For this recipe you will need:
1. A large canning pot
2. A rack to sit in bottom of canning pot
3. 10 mason jars with lids
4. 1 large non-reactive pot
5. 1 small bowl
Before you begin, make sure you have a large stock pot with some sort of rack at the bottom. You don’t want the jars on the bottom of the pot but floating nicely in the middle surrounded by boiling water. Turn the burner on first so that it is boiling and ready to go when you finish cooking your blackberry mixture.
Start with 9 cups of uncrushed blackberries, 4-5 cups when crushed. You will also need ¼ cup fresh lemon juice, 6 cups of sugar, and 8 tablespoons of pectin. Again, this recipe is for regular pectin, not sugar-free.

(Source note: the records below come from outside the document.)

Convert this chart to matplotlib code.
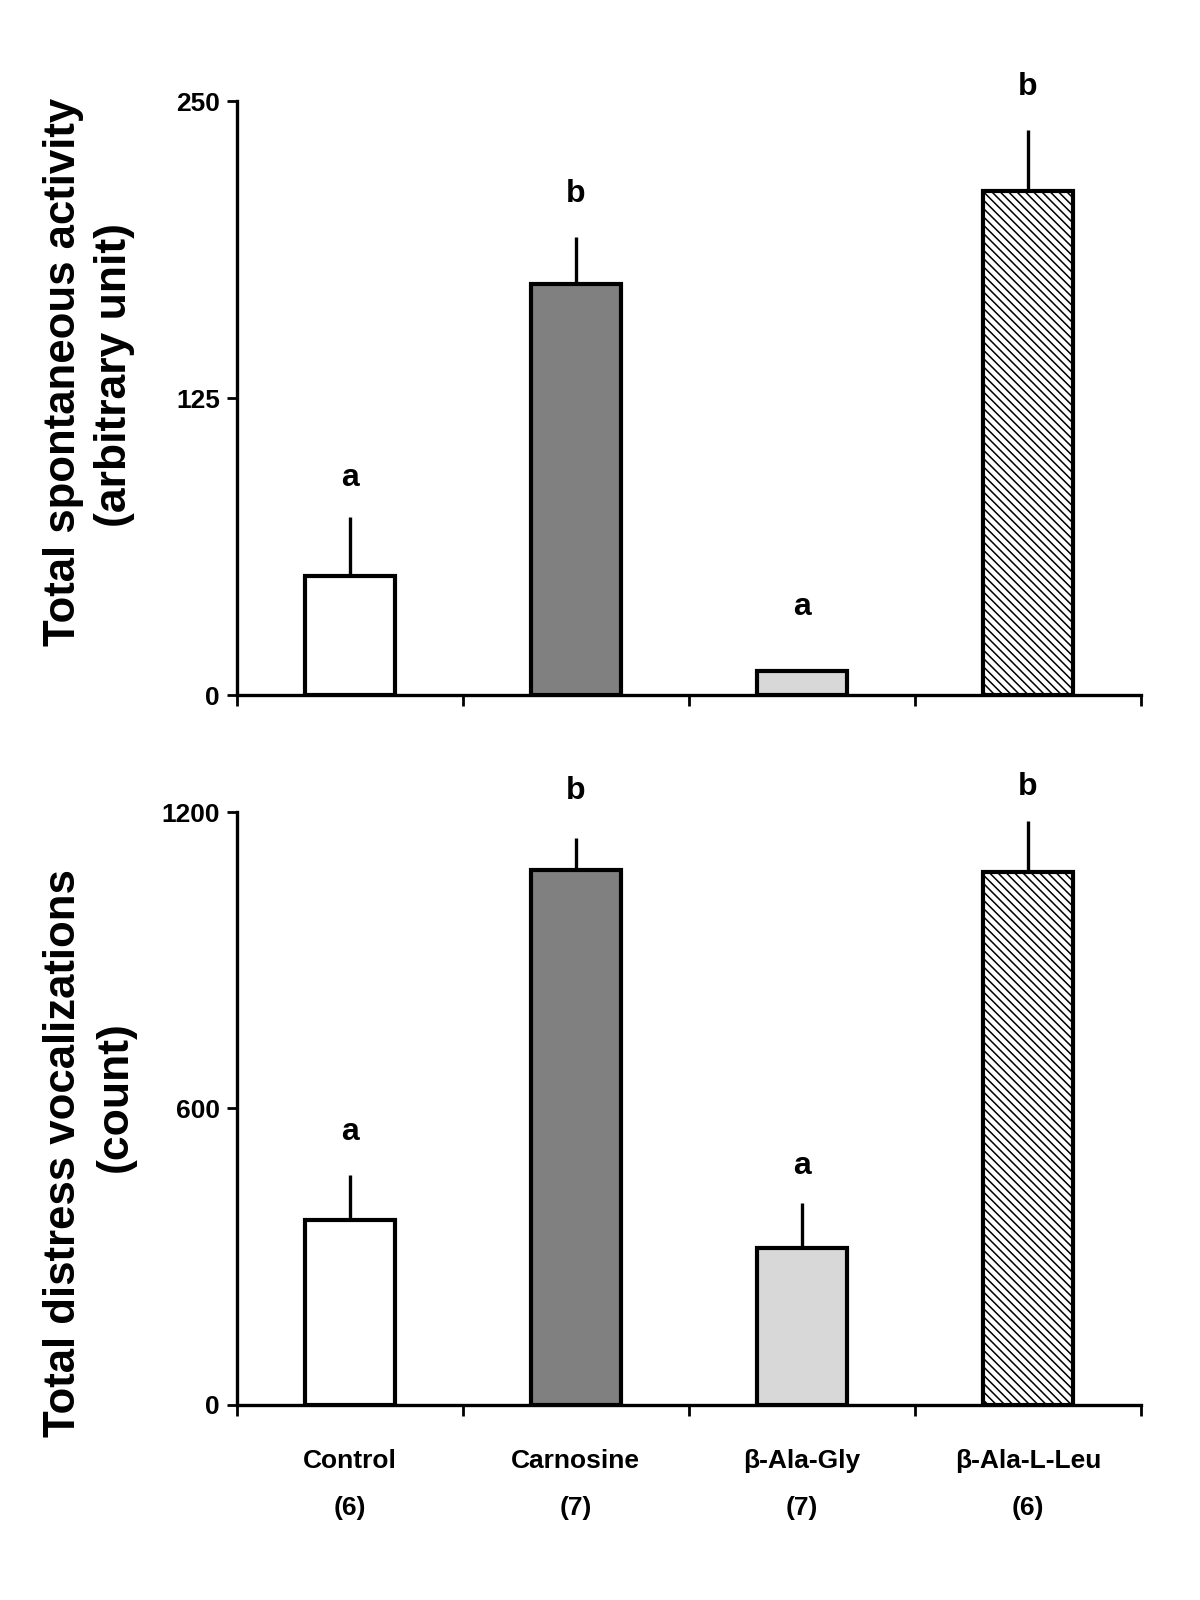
"""Spontaneous activity and distress vocalizations by dipeptide treatment."""
import numpy as np
import matplotlib
matplotlib.use('Agg')
import matplotlib.pyplot as plt

plt.rcParams['font.family'] = ['Liberation Sans', 'DejaVu Sans']
plt.rcParams['font.weight'] = 'bold'
plt.rcParams['hatch.linewidth'] = 1.1

groups = ['Control', 'Carnosine', 'β-Ala-Gly', 'β-Ala-L-Leu']
n_per_group = ['(6)', '(7)', '(7)', '(6)']

activity_mean = [50, 173, 10, 212]
activity_sem = [25, 20, 1, 26]
activity_letters = ['a', 'b', 'a', 'b']
activity_letter_y = [91.5, 211, 37, 256]

vocal_mean = [374, 1082, 318, 1078]
vocal_sem = [91, 66, 91, 103]
vocal_letters = ['a', 'b', 'a', 'b']
vocal_letter_y = [552, 1243, 483, 1250]

faces = ['white', '#808080', '#d8d8d8', 'white']
hatches = [None, None, None, '\\\\\\\\']

x = np.arange(len(groups))
W = 0.4


def draw_panel(ax, means, sems, letters, letter_y, ymax, yticks):
    for i in range(len(groups)):
        # fill layer (hatch colour follows edgecolor, so draw outline separately)
        ax.bar(x[i], means[i], W, color=faces[i], hatch=hatches[i],
               edgecolor='black', linewidth=0, zorder=2)
        ax.bar(x[i], means[i], W, fill=False, edgecolor='black',
               linewidth=3, zorder=3)
    ax.errorbar(x, means, yerr=[np.zeros(len(sems)), sems], fmt='none',
                ecolor='black', elinewidth=2.4, capsize=0, zorder=1)
    for i, lab in enumerate(letters):
        ax.text(x[i], letter_y[i], lab, ha='center', va='center',
                fontsize=23, fontweight='bold', clip_on=False)
    ax.set_xlim(-0.5, len(groups) - 0.5)
    ax.set_ylim(0, ymax)
    ax.set_yticks(yticks)
    ax.set_yticklabels([str(t) for t in yticks], fontsize=19, fontweight='bold')
    ax.set_xticks(np.arange(len(groups) + 1) - 0.5)
    ax.set_xticklabels([])
    for s in ['top', 'right']:
        ax.spines[s].set_visible(False)
    for s in ['left', 'bottom']:
        ax.spines[s].set_linewidth(2.4)
    ax.tick_params(axis='y', direction='out', length=7, width=2, pad=5)
    ax.tick_params(axis='x', direction='out', length=8, width=2)


fig = plt.figure(figsize=(12, 16), dpi=100)
ax1 = fig.add_axes([0.1973, 0.5656, 0.7534, 0.3712])
ax2 = fig.add_axes([0.1973, 0.1219, 0.7534, 0.3706])

draw_panel(ax1, activity_mean, activity_sem, activity_letters,
           activity_letter_y, 250, [0, 125, 250])
draw_panel(ax2, vocal_mean, vocal_sem, vocal_letters,
           vocal_letter_y, 1200, [0, 600, 1200])

for i, g in enumerate(groups):
    ax2.text(x[i], -0.0944, g, transform=ax2.get_xaxis_transform(),
             ha='center', va='center', fontsize=19, fontweight='bold')
    ax2.text(x[i], -0.1737, n_per_group[i], transform=ax2.get_xaxis_transform(),
             ha='center', va='center', fontsize=19, fontweight='bold')

fig.text(0.0533, 0.7675, 'Total spontaneous activity', rotation=90,
         ha='center', va='center', fontsize=31.5, fontweight='bold')
fig.text(0.0958, 0.7656, '(arbitrary unit)', rotation=90,
         ha='center', va='center', fontsize=32, fontweight='bold')
fig.text(0.0533, 0.2794, 'Total distress vocalizations', rotation=90,
         ha='center', va='center', fontsize=31.5, fontweight='bold')
fig.text(0.0958, 0.3144, '(count)', rotation=90,
         ha='center', va='center', fontsize=32, fontweight='bold')

plt.savefig('out.png', dpi=100)
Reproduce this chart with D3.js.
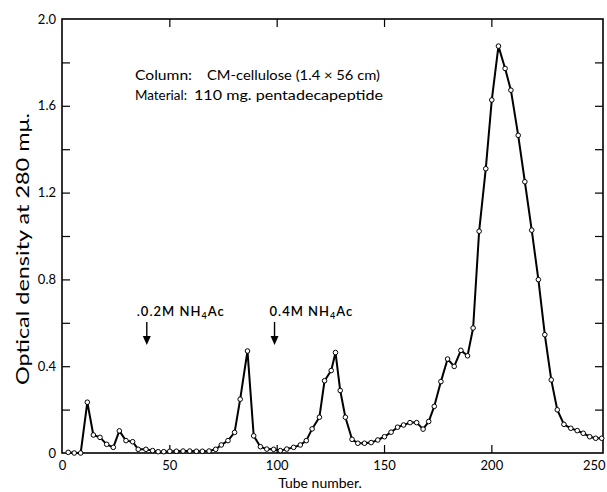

Crush your blackberries in your non-reactive pot and add lemon juice. You always need something acidic to make jam, such as lemon juice. I always add fresh lemon juice, but a lot of people say that bottled has a higher acid content and makes for a more stable jam. I personally have never had stability problems and I like the taste of fresh lemons so that is what you will find in this recipe.
In the small bowl mix the 8 tbs. of pectin with ¼ cup of the sugar. This is to stabilize the pectin as it boils. Then sprinkle over the blackberry/lemon mixture. Set the remaining sugar aside, you will add this in a minute.
Bring your blackberry mixture to a boil on the stove with the heat on high. Not a simmer, but a full rolling boil that can not be stopped by stirring. Use a wooden or rubber spoon, not a reactive metal spoon, no metallic taste here!
Once the blackberries are boiling, stir in the remaining sugar and bring back to a full boil for two minutes, stirring often. This is what activates that pectin!
Turn off burner and make sure your jars are dry and ready to go. Place funnel on jar and add cooked blackberry jelly to 1/4inch from top of jar. Center lid on jar then screw on band until just fingertip tight.
They are ready to go in the canner!
Place jars in the boiling water. My rack will only hold 5 at a time so I did this in two batches.
Let jars boil for 10 minutes at sea level, more if you are at any kind of altitude. You want all of the jars rid of bacteria.
To take them out I used jar clamps, which you can buy on Amazon for under $10. I have used grill tongs in the past which worked great too.
Once you remove the jars, you want to let them sit in the same place for 12 hours without being disturbed. Place them on a towel in a low traffic area in your kitchen and allow to sit overnight. As the jars cool you will hear the popping noise of the jars, which is how you know the canning process worked and they are completely vacuum sealed. After a couple of hours of cooling you can touch the top of the jar and if it doesn’t pop up and down then you know it worked.
Now you have 10 8oz. jars of blackberry jam! Barely any cooking and only 2 bowls and a spoon to clean up! Easier than you can imagine. Also, this recipe can be used with any high acid fruits, such as strawberries and raspberries. I hope you enjoy!